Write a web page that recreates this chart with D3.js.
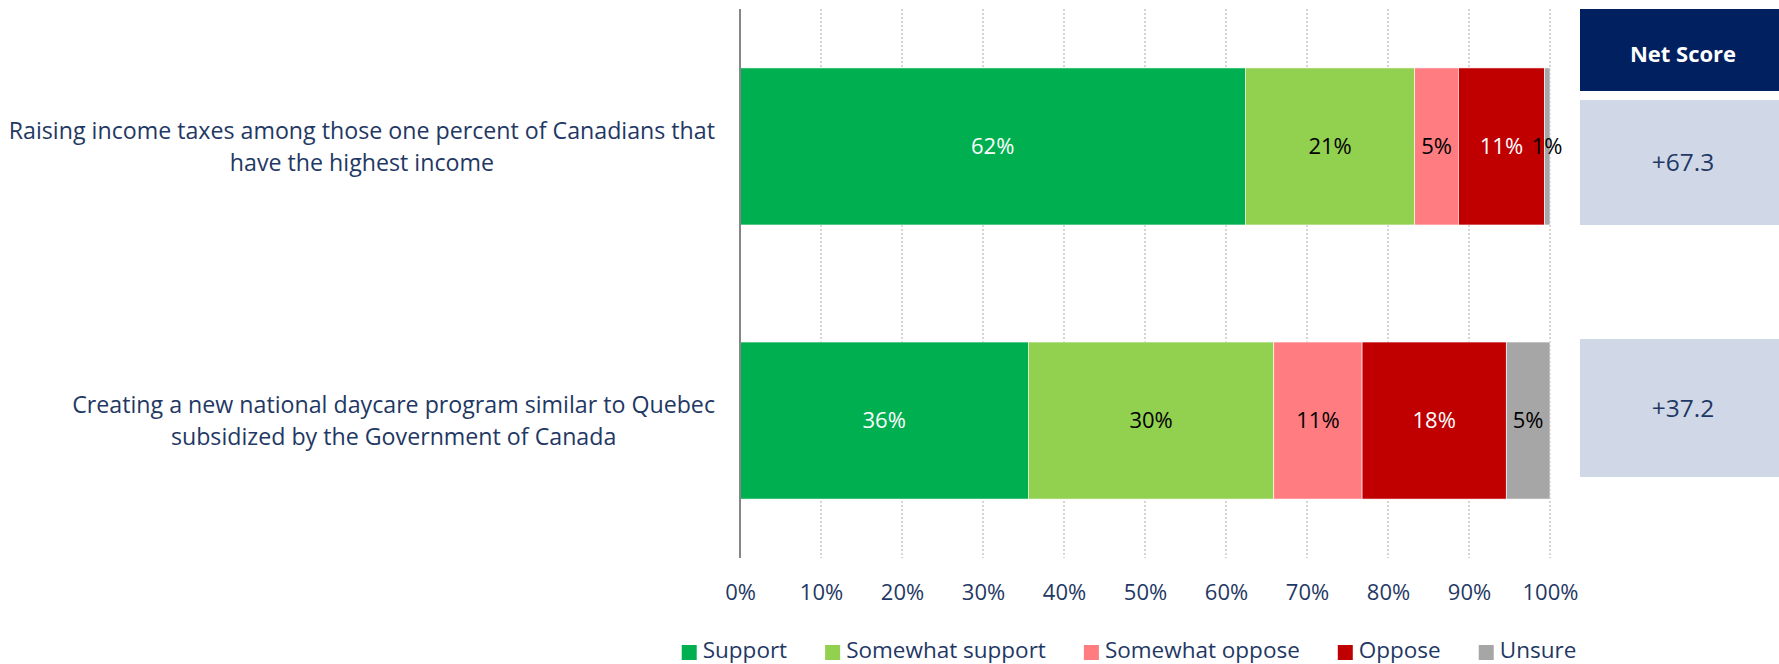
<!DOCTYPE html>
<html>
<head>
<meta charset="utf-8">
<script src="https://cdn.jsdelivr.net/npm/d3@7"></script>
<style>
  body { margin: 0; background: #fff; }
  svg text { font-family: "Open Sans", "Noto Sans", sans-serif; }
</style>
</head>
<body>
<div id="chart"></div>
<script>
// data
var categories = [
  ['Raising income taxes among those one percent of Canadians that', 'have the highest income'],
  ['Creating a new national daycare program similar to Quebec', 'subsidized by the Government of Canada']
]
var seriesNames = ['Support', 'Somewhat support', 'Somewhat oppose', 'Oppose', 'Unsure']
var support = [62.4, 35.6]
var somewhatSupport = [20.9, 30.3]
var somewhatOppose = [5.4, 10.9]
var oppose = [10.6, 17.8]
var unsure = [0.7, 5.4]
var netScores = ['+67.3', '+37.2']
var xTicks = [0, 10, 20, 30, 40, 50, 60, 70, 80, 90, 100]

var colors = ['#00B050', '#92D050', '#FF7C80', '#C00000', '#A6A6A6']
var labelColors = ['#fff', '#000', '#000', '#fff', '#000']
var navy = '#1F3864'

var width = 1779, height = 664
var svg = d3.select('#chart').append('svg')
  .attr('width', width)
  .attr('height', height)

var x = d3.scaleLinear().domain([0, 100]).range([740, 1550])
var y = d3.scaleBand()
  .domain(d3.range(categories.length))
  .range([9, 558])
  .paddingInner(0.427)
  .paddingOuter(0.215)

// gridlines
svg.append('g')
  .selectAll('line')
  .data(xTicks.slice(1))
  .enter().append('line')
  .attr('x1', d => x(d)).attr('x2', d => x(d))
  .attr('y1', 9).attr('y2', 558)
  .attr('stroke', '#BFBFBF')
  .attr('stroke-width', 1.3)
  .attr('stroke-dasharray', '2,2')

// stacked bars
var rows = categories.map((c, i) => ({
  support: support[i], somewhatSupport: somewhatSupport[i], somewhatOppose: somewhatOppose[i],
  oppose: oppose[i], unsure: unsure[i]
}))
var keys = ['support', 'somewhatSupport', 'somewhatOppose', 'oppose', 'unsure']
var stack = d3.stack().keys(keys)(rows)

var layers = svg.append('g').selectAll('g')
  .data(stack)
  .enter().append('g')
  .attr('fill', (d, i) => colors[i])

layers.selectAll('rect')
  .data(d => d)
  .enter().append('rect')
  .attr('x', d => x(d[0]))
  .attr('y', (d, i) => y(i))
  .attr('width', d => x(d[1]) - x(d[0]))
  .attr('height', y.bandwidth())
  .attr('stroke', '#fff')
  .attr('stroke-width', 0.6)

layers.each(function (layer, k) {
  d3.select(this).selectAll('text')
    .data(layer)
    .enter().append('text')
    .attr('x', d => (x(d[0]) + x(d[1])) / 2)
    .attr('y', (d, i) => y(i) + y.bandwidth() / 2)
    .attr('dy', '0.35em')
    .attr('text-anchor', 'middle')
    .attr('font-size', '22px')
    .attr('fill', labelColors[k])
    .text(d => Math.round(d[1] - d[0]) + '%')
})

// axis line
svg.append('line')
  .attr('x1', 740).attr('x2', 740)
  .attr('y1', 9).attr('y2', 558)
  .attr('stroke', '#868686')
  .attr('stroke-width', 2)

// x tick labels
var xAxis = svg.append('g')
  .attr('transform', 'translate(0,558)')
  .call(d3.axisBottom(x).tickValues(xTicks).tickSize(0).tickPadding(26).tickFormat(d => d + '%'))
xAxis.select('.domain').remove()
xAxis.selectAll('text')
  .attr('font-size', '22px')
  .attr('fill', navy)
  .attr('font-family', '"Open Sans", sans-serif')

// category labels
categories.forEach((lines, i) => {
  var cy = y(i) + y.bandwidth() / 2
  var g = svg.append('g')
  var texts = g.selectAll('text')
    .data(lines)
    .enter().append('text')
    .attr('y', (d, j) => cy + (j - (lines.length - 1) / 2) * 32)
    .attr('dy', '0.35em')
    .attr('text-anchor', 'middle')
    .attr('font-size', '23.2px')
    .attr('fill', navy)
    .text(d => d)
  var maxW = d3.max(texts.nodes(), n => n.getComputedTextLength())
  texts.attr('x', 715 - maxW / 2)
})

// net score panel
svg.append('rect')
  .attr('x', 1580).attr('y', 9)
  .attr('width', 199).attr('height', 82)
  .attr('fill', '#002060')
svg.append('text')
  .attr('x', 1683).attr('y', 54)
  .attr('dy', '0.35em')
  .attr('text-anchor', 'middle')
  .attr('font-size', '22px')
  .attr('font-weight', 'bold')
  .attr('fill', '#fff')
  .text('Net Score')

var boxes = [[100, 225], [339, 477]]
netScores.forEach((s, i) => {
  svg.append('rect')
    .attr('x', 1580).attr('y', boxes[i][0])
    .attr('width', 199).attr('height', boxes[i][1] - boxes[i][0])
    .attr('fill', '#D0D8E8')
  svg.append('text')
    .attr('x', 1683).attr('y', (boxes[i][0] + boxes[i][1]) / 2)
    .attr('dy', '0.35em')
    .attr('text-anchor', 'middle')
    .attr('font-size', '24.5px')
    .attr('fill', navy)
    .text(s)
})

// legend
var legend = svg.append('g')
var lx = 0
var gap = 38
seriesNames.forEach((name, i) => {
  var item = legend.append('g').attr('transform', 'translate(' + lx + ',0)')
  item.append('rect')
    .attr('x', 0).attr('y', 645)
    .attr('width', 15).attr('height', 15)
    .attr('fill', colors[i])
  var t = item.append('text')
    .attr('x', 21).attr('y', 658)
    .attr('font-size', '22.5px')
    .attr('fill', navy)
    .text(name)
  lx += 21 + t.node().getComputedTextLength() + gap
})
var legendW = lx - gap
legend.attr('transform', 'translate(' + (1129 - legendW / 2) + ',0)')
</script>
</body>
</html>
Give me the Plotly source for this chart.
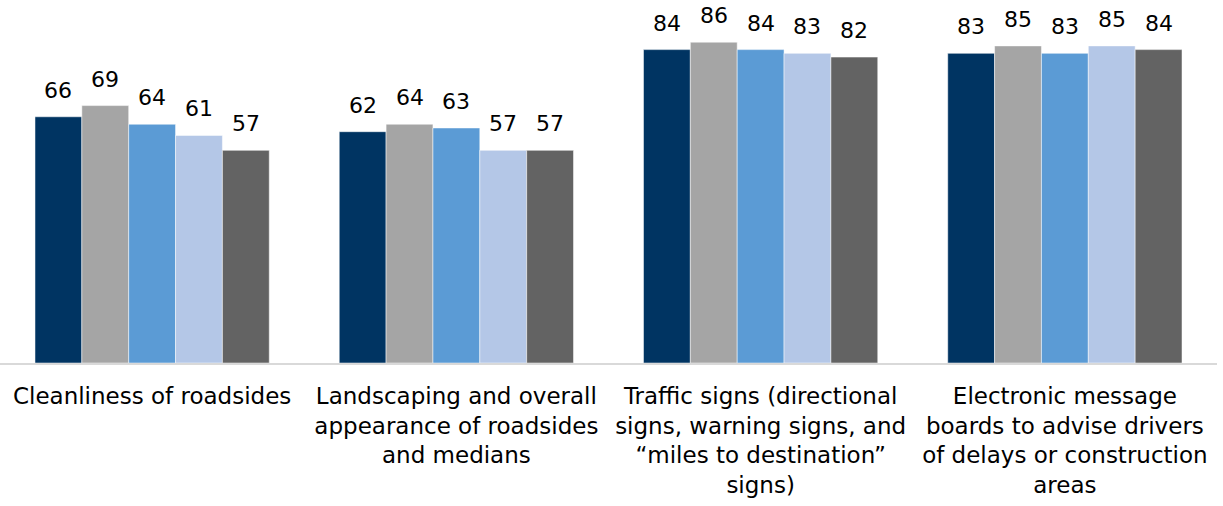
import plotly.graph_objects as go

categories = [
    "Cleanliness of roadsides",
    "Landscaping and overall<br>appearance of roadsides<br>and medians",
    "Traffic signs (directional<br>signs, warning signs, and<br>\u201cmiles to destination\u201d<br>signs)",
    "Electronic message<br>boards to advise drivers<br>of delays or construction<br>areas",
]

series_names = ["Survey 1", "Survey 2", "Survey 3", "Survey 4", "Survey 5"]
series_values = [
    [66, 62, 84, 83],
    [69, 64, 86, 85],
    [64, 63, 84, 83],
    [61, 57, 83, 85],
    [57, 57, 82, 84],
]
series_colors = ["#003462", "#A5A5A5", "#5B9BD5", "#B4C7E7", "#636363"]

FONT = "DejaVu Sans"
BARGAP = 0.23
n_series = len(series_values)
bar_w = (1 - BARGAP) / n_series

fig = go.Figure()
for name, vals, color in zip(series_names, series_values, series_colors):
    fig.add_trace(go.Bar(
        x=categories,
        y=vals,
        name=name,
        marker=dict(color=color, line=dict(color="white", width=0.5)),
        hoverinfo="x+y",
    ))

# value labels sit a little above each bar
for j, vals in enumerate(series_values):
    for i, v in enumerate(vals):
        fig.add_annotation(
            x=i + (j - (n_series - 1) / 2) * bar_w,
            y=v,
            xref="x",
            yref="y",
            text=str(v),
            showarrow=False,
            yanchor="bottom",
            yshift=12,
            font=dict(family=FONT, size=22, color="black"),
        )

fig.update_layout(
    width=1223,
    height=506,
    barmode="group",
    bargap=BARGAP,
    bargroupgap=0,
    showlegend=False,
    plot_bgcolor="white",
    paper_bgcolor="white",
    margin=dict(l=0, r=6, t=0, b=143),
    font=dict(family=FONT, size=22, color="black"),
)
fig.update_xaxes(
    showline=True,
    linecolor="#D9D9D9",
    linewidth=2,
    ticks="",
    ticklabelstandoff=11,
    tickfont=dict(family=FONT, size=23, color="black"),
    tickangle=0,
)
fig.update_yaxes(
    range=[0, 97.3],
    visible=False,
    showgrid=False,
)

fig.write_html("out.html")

○ ○ ○ ○

## Aim
Retype the lines above exactly as they appear, from the line containing "Give me the Plotly source for this chart." through the line containing "import plotly.graph_objects as go", and leave out any pictures.

## Answer to this exercise
Give me the Plotly source for this chart.
import plotly.graph_objects as go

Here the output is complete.